Photo: adriano machado/Reuters

After the meeting with the justice, Mr. Bolsonaro told reporters that many Brazilian companies are in “intensive care” and that he wants to expand the list of essential businesses so that economic activity can start to return to normal. “Otherwise, after the intensive-care unit is the cemetery, and we don’t want that for our Brazil,” he said.

Mr. Dias Toffoli called on the president, governors and mayors to coordinate their efforts to reopen the economy and allow people to leave their homes, saying the constitution gives states and cities the right to decide on the necessary measures.

Governors, mayors and health experts say the stricter measures are necessary because the country’s outbreak still hasn’t slowed. Relaxing restrictions as the president wants would lead to more infections and more deaths, said Carlos Fortaleza, an epidemiologist at São Paulo State University.

Mr. Fortaleza said the last thing the country needs is for the situation to get as bad as in the Ecuadorean city of Guayaquil, where hospitals and funeral services were overwhelmed last month by the rapid rise in the number of sick and dying, leading to corpses on the streets.

“We’re in a state of calamity, the worst since World War II, and some people minimize it, saying it’s just an annoyance,” he said. “We don’t want another Guayaquil, we don’t want dead people in the streets.”
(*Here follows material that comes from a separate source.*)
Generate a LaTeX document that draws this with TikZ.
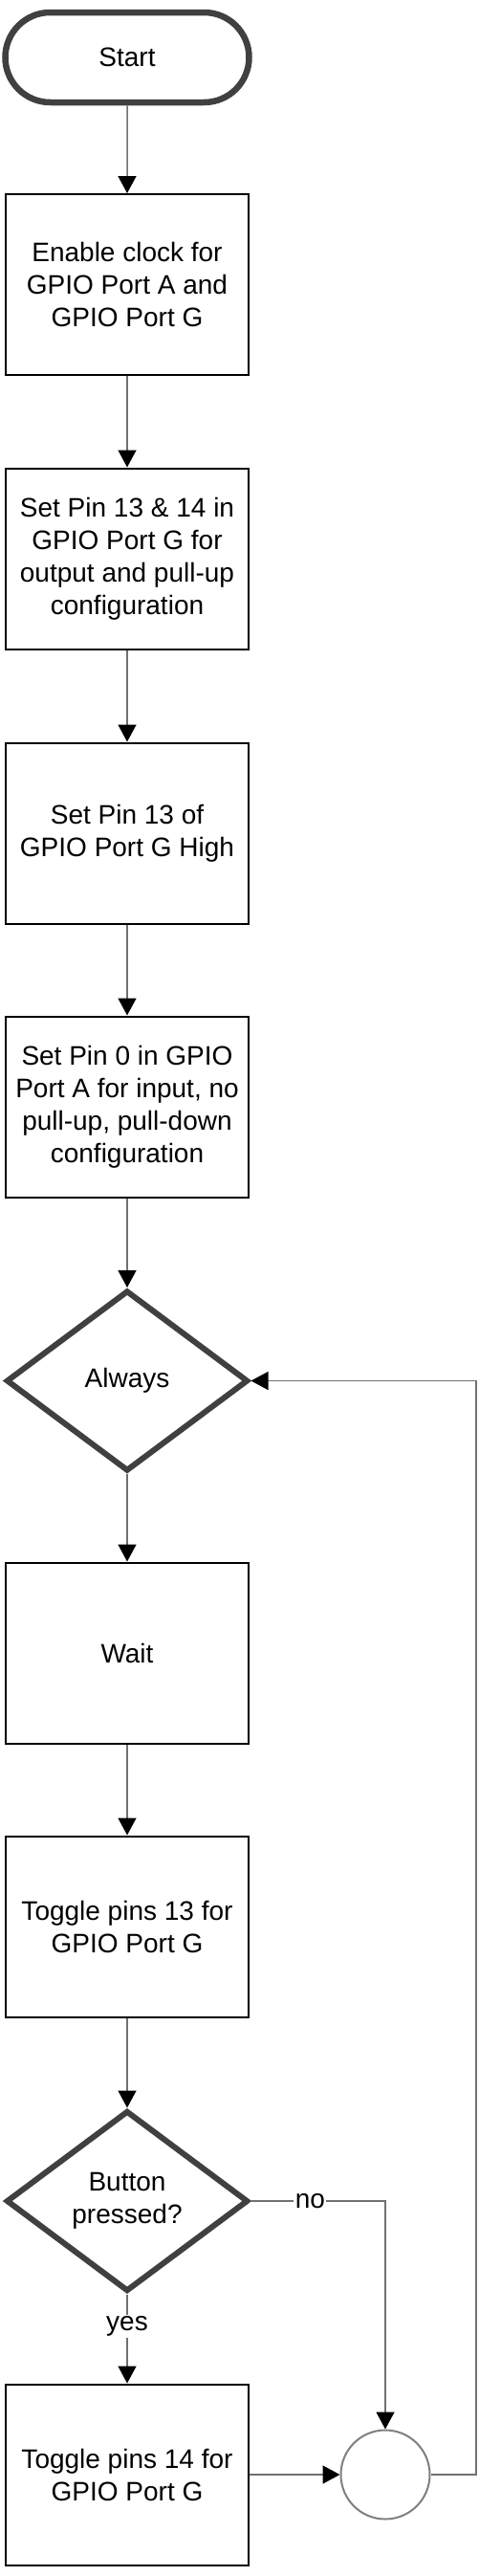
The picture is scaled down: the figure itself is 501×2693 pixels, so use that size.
\documentclass[tikz,border=0pt]{standalone}
\usepackage{fontspec}
\setmainfont{Liberation Sans}
\usetikzlibrary{shapes.geometric,shapes.misc,arrows.meta}
\definecolor{shapegray}{HTML}{404040}
\definecolor{linegray}{HTML}{707070}
\definecolor{circgray}{HTML}{808080}
\begin{document}
\begin{tikzpicture}[x=1bp,y=-1bp,
  every node/.style={font=\fontsize{28bp}{34bp}\selectfont, align=center, inner sep=0pt},
  term/.style={rounded rectangle, draw=shapegray, line width=6.5bp, minimum width=255bp, minimum height=94bp, fill=white},
  proc/.style={rectangle, draw=black, line width=2bp, minimum width=254bp, minimum height=189bp, fill=white},
  dec/.style={diamond, draw=shapegray, line width=6bp, minimum width=253bp, minimum height=189bp, fill=white},
  junc/.style={circle, draw=circgray, line width=2bp, minimum size=93bp, fill=white},
  conn/.style={draw=linegray, line width=1.5bp, -{Triangle[length=18bp,width=19bp,color=black]}},
  lbl/.style={fill=white, inner sep=1.5bp}
]
\useasboundingbox[fill=white] (0,0) rectangle (501,2693);

\node[term] (start) at (133,60) {Start};
\node[proc] (b1) at (133,297.5) {Enable clock for\\GPIO Port A and\\GPIO Port G};
\node[proc] (b2) at (133,584) {Set Pin 13 \& 14 in\\GPIO Port G for\\output and pull-up\\configuration};
\node[proc] (b3) at (133,871) {Set Pin 13 of\\GPIO Port G High};
\node[proc] (b4) at (133,1157) {Set Pin 0 in GPIO\\Port A for input, no\\pull-up, pull-down\\configuration};
\node[dec] (always) at (133,1443.5) {Always};
\node[proc] (wait) at (133,1728) {Wait};
\node[proc] (t13) at (133,2014) {Toggle pins 13 for\\GPIO Port G};
\node[dec] (btn) at (133,2301) {Button\\pressed?};
\node[proc] (t14) at (133,2587) {Toggle pins 14 for\\GPIO Port G};
\node[junc] (j) at (403,2587) {};
\coordinate (ret) at (498,2587);

\draw[conn] (start) -- (b1);
\draw[conn] (b1) -- (b2);
\draw[conn] (b2) -- (b3);
\draw[conn] (b3) -- (b4);
\draw[conn] (b4) -- (always);
\draw[conn] (always) -- (wait);
\draw[conn] (wait) -- (t13);
\draw[conn] (t13) -- (btn);
\draw[conn] (btn) -- node[lbl,pos=0.36] {yes} (t14);
\draw[conn] (btn.east) -| node[lbl,pos=0.22] {no} (j.north);
\draw[conn] (t14) -- (j);
\draw[conn] (j.east) -- (ret) |- (always.east);
\end{tikzpicture}
\end{document}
Mr. Bolsonaro was elected partly on promises to boost growth by cutting the budget deficit and debt and reducing the government’s role in the economy. He has had some successes, including a long-awaited overhaul of Brazil’s pension system that is forecast to save about $150 billion over 10 years.

But Brazil’s economy has been hit hard by the measures state and local governments started putting in place in mid- to late March. Consumer and business confidence are at a record low, manufacturing dropped 9.1% in March from February, and economists say April will be worse.
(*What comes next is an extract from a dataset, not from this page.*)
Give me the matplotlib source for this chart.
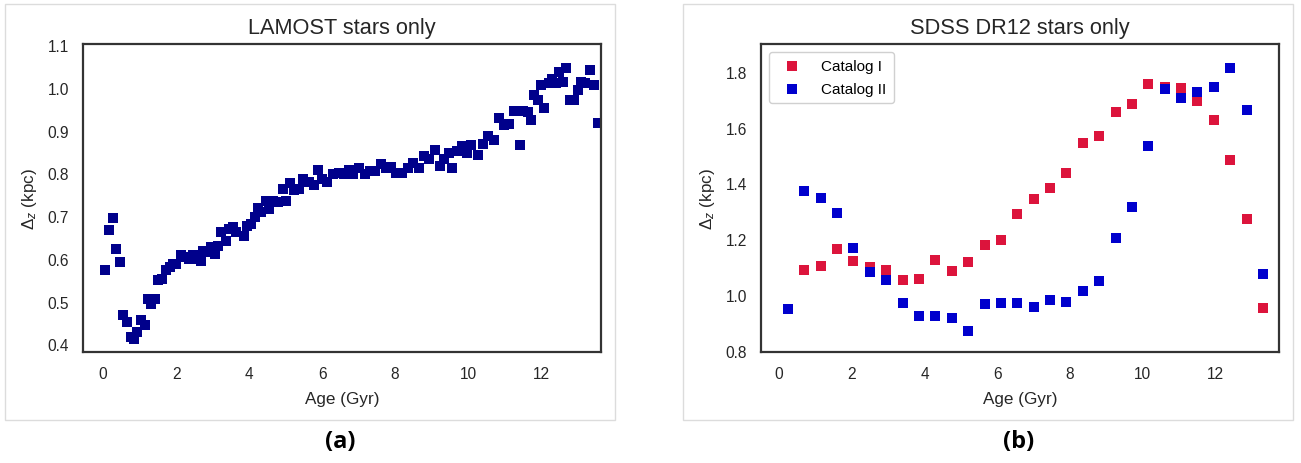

At the same time, the coronavirus crisis is getting worse. In Maranhão state, ICUs were 92% full on Thursday, from 77.6% a week earlier, while deaths related to Covid-19 jumped to 520, from 205 in the same period, according to state numbers. In São Paulo, Brazil’s most populous city, deaths had quadrupled to 4,496 Thursday from 1,110 a month earlier.

Despite the growing severity of the outbreak, an increasing number of Brazilians favor reopening the economy. The percentage of Brazilians in favor of social-isolation measures fell from 60% at the start of April to 52% at the end of last month, according to a telephone poll of 1,503 people carried out last week by Datafolha.

Even in some cities where lockdowns have been imposed, not everyone is taking the new rules seriously. Rafaela Rodrigues, 33, an X-ray technician who lives in the capital of Maranhão state, São Luiz, said lockdown rules aren’t being enforced in her working-class neighborhood, where people continue to move about freely.

“In the center of town there’s a bit more control, but not enough,” she said. “Authorities aren’t stopping cars or verifying documents.”